Prickett’s report on the health implications of nitrate contamination in drinking water, recently published in the Australian Journal of Water Resources, focused on 2022 Waimate District Council nitrate issues that saw the town’s water supply shut down. Environment Canterbury blamed the spike in nitrate levels on persistently high rainfall, but Prickett found the exceeding of safe nitrate levels had been predicted seven years earlier, before the Hawke’s Bay contamination. 

The inquiry into the Havelock North incident found drinking water standards had been inconsistently applied and there had been little responsibility clearly nailed to regional councils.

“As a document, the Hawke’s Bay inquiry is incredibly valuable, with a lot of lessons that its authors acknowledge need to be locked in place sooner than later, otherwise people forget, move on and things will not change for the better,” says Prickett.

Estimates are 800,000 people, predominately living in rural and provincial NZ, are served by potentially hazardous water supplies.

There are plenty of other, less publicised, examples around the country where drinking water is not fit for purpose.

In the tiny South Island town of Waihola, about 40km south of Dunedin, a boil-water notice has been in place since April last year, and the local Clutha District Council has conceded it is unlikely to be lifted anytime soon. There has been plenty of residential development in the area in recent years, putting pressure on water supplies. A new pipeline is due to be installed later this year and should improve the situation, but until then residents are on their own.

The former Labour Government trumpeted Three Waters as the answer to the country’s water woes. It planned to create separate entities that would oversee all water services in various regions.
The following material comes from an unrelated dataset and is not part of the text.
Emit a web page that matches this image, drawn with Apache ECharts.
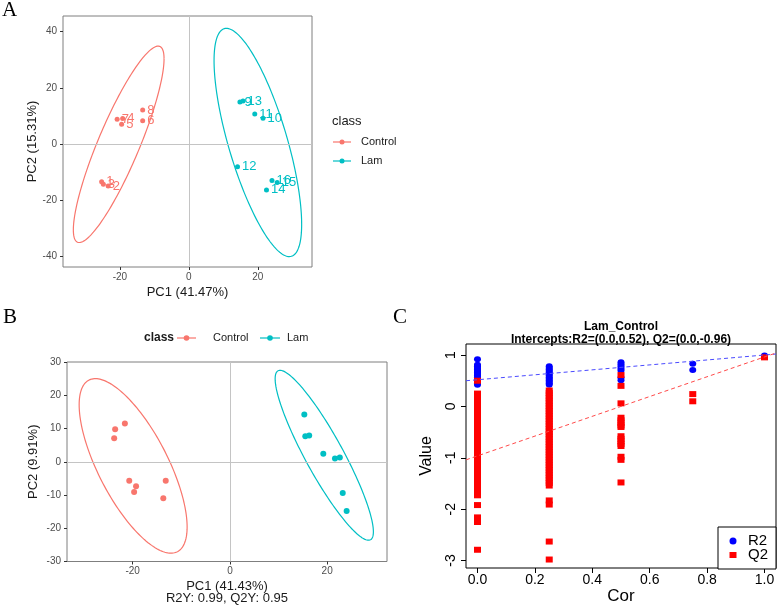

This prompted anger from some quarters and claims of asset grabbing by the government.

The new government announced in December it would repeal the Three Waters legislation early this year and create a new system it says will recognise “the importance of local decision-making and flexibility for communities and councils to determine how their water services will be delivered in future”.

Whatever the answer, many New Zealanders will simply be hoping decisions are finally made so it is once again safe to drink from the tap.